Karena masuk dalam jeratan hutang pinjaman online alhasil ia menambal hutangnya dengan meminjam. Gali lubang tutup lubang pun dilakukan. Saat ia telat membayar makian tak senonoh sampai suruhan telanjang pun diutarakan sang penagih hutang.
“Gini deh, lu gua beli aja deh. Harga lu berapa, sih? Lu telanjang, joget-joget, nanti videonya kirim ke gue. Utang lu semua gue bayarin, gue langsung anggap lunas,” bunyi rekaman suara debt collector itu dikutip Kumparan.com
Keberingasan para penagih hutang online ini tidak hanya berhenti sampai di situ bung. Parahnya lagi, salah seorang penagih menelpon ke kantor dan berkata kalau Fatmawati adalah maling. Tak pelak ia jadi bahan perbincangan di kantor sampai mendapat teguran dari atasan. Ia pun mengaku tertekan dan menyesal memberikan akses kontak kepada pinjaman online.
“Saya izinkan untuk mengakses kontak dan galeri. Kalau nggak klik yes, nggak masuk ke rekening uangnya. Jadi terpaksa harus di-accept,” ujarnya.
Melego Ginjal, Asalkan Utang Dengan Pinjol Selesai
Sundari dan Fatmati mungkin sudah membuat bung geram dengan aksi pinjaman online dengan para penagihnya. Namun yang paling parahnya lagi hal yang menimpa Larasati. Ia hampir bunuh diri dengan menenggak minyak tanah karena putus asa, alasannya karena sang penagih hutang menelpon sang majikan.
Larasati yang bekerja sebagai asisten rumah tangga merasa malu karena keluarga dan kerabat juga mendapat makian debt collector. Saat maut menjauh darinya, akhir Agustus lalu ia malah melakukan hal yang tak sama parahnya yakni melego ginjal di Facebook demi melunasi utang. Dengan berasumsi kalau hutangnya terbayar, hidupnya akan kembali normal.

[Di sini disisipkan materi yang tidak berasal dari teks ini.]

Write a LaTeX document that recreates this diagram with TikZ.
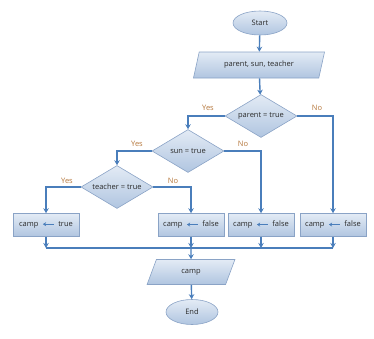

“Biarlah aku terbaring di kasur selamanya. Pokoknya utang dan urusan dengan pinjol ini selesai,” kata dia.
Lantas Apakah Salah yang Dilakukan Oleh Para Penagih Hutang?
Salah atau tidak ? pasti bung memiliki jawaban tersendiri, bukan? namun dari sisi para penagih hutang memang tidak dapat dibenarkan. Karena segala macam bentuk ancaman verbal sampai penggunaan kata-kata yang tidak semestinya dapat membuat orang tersebut terjerat pidana.
Kepala Divisi Advokasi Bidang Perkotaan Masyarakat Urban LBH Jakarta, Jeanny Silvia Sari Sirait, menganggap aksi debt collector menabar teror kepada nasabah adalah tindak pidana. Karena penagihan perbankan dilarang menggunakan kekesaran fisik atau verbal.
Penggunaan kata-kata kasar sampai menagih kepada pihak lain adalah tindakan yang tidak dibenarkan bung. Jadi apa yang dilakukan oleh pinjaman online dengan menebar ancaman sampai meminta pihak-pihak tidak terkait untuk menagih adalah hal yang salah.
Pasalnya soal aturan dan tata cara penagihan pun sudah memiliki SOP atau standar operasional prosedur (SOP) atau Bank Indonesia. Di dalam regulasi tersebut memuat larangan penagihan kepada pihak selain dari si pemegang kredit dan larangan penagihan menggunakan sarana komunikasi yang mengganggu.
“Aturan ada, tapi sistemnya nggak mumpuni. Pengawasan nggak baik, jadi tentu bersoal kan?” kata Jeanny di kantornya, LBH Jakarta, Menteng, Jakarta Pusat.
Di sisi lain ketidakcekatan dari seorang calon nasabah juga menjadi jurang permasalahan ini. Seharusnya para pengguna smartphone lebih cekatan lagi dalam melihat ‘Permission’ setiap aplikasi dalam jenis apapun, sampai game sekalipun. Karena memberikan keleluasaan untuk mengakses membaca SMS, melihat kontak sampai panggilan menurut kami adalah ranah privasi bung.
Karena para penggagas aplikasi macam pinjol pun tak akan mendapatkan akses apabila tidak diberikan. Namun kami paham, Permission Apps adalah hal yang suka dianggap remeh dan dilewatkan saja. Tetapi setelah ada kejadian ini, seharusnya bung lebih teliti.